→ EXERCISE MATERIALS
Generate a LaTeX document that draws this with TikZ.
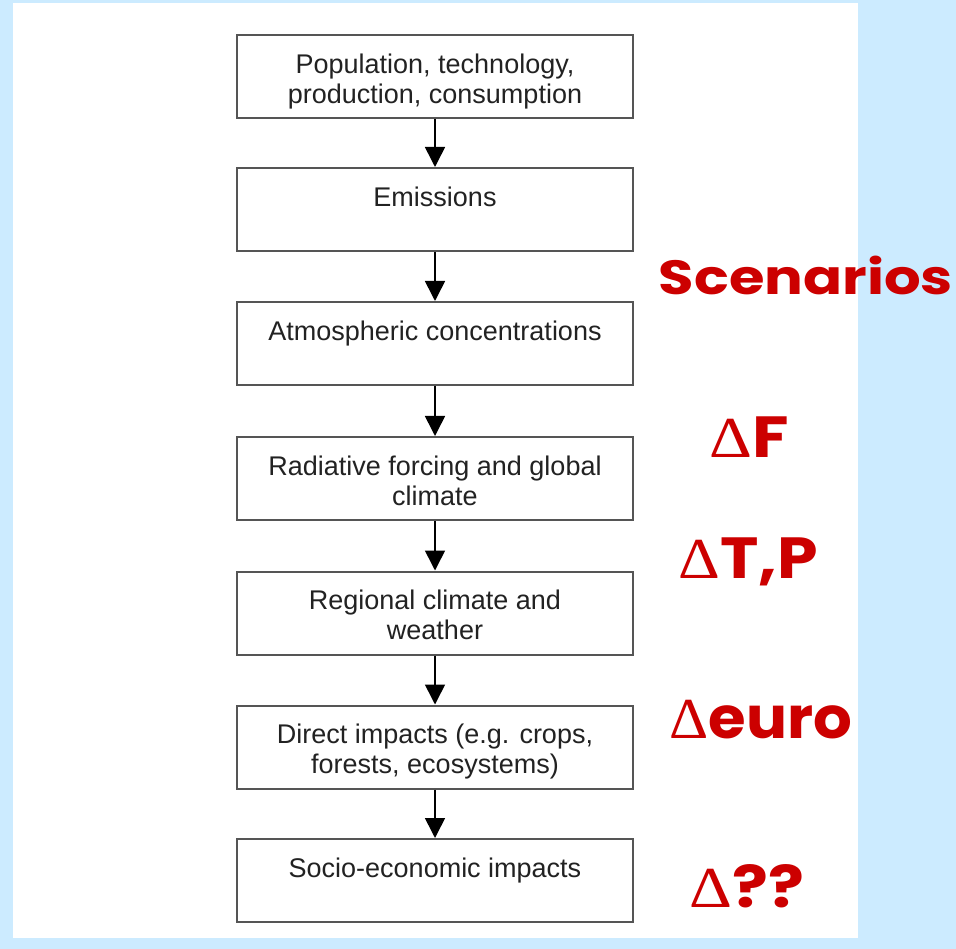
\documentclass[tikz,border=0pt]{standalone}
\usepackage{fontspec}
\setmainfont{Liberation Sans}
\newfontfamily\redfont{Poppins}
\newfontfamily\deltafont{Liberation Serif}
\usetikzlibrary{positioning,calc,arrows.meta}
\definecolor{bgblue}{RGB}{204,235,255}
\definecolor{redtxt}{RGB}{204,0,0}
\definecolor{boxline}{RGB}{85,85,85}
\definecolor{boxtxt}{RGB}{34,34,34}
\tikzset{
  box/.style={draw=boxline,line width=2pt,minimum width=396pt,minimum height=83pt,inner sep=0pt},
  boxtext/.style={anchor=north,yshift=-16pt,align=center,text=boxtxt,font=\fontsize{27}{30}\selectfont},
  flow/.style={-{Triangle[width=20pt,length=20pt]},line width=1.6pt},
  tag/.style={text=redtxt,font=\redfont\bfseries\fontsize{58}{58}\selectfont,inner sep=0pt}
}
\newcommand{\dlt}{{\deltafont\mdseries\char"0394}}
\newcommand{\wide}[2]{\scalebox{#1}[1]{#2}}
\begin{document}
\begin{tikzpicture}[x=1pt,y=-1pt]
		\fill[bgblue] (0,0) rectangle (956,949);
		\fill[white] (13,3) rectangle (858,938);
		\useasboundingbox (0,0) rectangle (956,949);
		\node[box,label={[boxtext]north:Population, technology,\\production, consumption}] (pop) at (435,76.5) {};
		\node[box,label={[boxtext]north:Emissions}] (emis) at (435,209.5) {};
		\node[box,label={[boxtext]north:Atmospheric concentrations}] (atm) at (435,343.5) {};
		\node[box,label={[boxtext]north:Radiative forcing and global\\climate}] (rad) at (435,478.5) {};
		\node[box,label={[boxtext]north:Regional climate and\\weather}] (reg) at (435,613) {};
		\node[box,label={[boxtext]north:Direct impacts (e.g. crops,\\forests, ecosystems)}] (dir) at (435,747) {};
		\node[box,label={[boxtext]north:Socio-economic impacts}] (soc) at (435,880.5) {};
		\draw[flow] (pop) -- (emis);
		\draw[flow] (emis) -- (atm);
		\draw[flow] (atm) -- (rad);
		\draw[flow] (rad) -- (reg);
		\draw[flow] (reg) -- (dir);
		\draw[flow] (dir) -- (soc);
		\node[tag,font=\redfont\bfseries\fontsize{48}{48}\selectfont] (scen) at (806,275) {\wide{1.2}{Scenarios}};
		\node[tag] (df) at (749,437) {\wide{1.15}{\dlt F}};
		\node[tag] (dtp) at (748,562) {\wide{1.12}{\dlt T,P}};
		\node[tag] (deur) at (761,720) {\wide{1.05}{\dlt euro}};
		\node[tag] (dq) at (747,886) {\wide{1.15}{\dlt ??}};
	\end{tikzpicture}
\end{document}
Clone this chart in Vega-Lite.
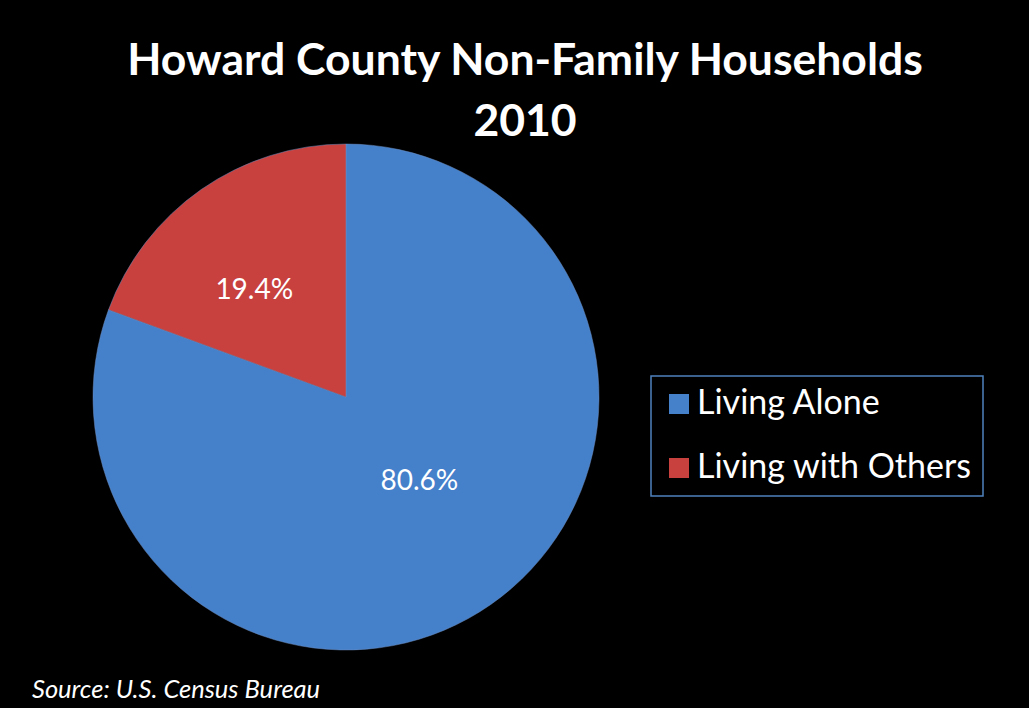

→ PROBLEM TO WORK ON
Write the entries above out in full, exactly, with no images.

→ EXERCISE ANSWER
Generate a LaTeX document that draws this with TikZ.
\documentclass[tikz,border=0pt]{standalone}
\usepackage{fontspec}
\setmainfont{Liberation Sans}
\newfontfamily\redfont{Poppins}
\newfontfamily\deltafont{Liberation Serif}
\usetikzlibrary{positioning,calc,arrows.meta}
\definecolor{bgblue}{RGB}{204,235,255}
\definecolor{redtxt}{RGB}{204,0,0}
\definecolor{boxline}{RGB}{85,85,85}
\definecolor{boxtxt}{RGB}{34,34,34}
\tikzset{
  box/.style={draw=boxline,line width=2pt,minimum width=396pt,minimum height=83pt,inner sep=0pt},
  boxtext/.style={anchor=north,yshift=-16pt,align=center,text=boxtxt,font=\fontsize{27}{30}\selectfont},
  flow/.style={-{Triangle[width=20pt,length=20pt]},line width=1.6pt},
  tag/.style={text=redtxt,font=\redfont\bfseries\fontsize{58}{58}\selectfont,inner sep=0pt}
}
\newcommand{\dlt}{{\deltafont\mdseries\char"0394}}
\newcommand{\wide}[2]{\scalebox{#1}[1]{#2}}
\begin{document}
\begin{tikzpicture}[x=1pt,y=-1pt]
		\fill[bgblue] (0,0) rectangle (956,949);
		\fill[white] (13,3) rectangle (858,938);
		\useasboundingbox (0,0) rectangle (956,949);
		\node[box,label={[boxtext]north:Population, technology,\\production, consumption}] (pop) at (435,76.5) {};
		\node[box,label={[boxtext]north:Emissions}] (emis) at (435,209.5) {};
		\node[box,label={[boxtext]north:Atmospheric concentrations}] (atm) at (435,343.5) {};
		\node[box,label={[boxtext]north:Radiative forcing and global\\climate}] (rad) at (435,478.5) {};
		\node[box,label={[boxtext]north:Regional climate and\\weather}] (reg) at (435,613) {};
		\node[box,label={[boxtext]north:Direct impacts (e.g. crops,\\forests, ecosystems)}] (dir) at (435,747) {};
		\node[box,label={[boxtext]north:Socio-economic impacts}] (soc) at (435,880.5) {};
		\draw[flow] (pop) -- (emis);
		\draw[flow] (emis) -- (atm);
		\draw[flow] (atm) -- (rad);
		\draw[flow] (rad) -- (reg);
		\draw[flow] (reg) -- (dir);
		\draw[flow] (dir) -- (soc);
		\node[tag,font=\redfont\bfseries\fontsize{48}{48}\selectfont] (scen) at (806,275) {\wide{1.2}{Scenarios}};
		\node[tag] (df) at (749,437) {\wide{1.15}{\dlt F}};
		\node[tag] (dtp) at (748,562) {\wide{1.12}{\dlt T,P}};
		\node[tag] (deur) at (761,720) {\wide{1.05}{\dlt euro}};
		\node[tag] (dq) at (747,886) {\wide{1.15}{\dlt ??}};
	\end{tikzpicture}
\end{document}
Clone this chart in Vega-Lite.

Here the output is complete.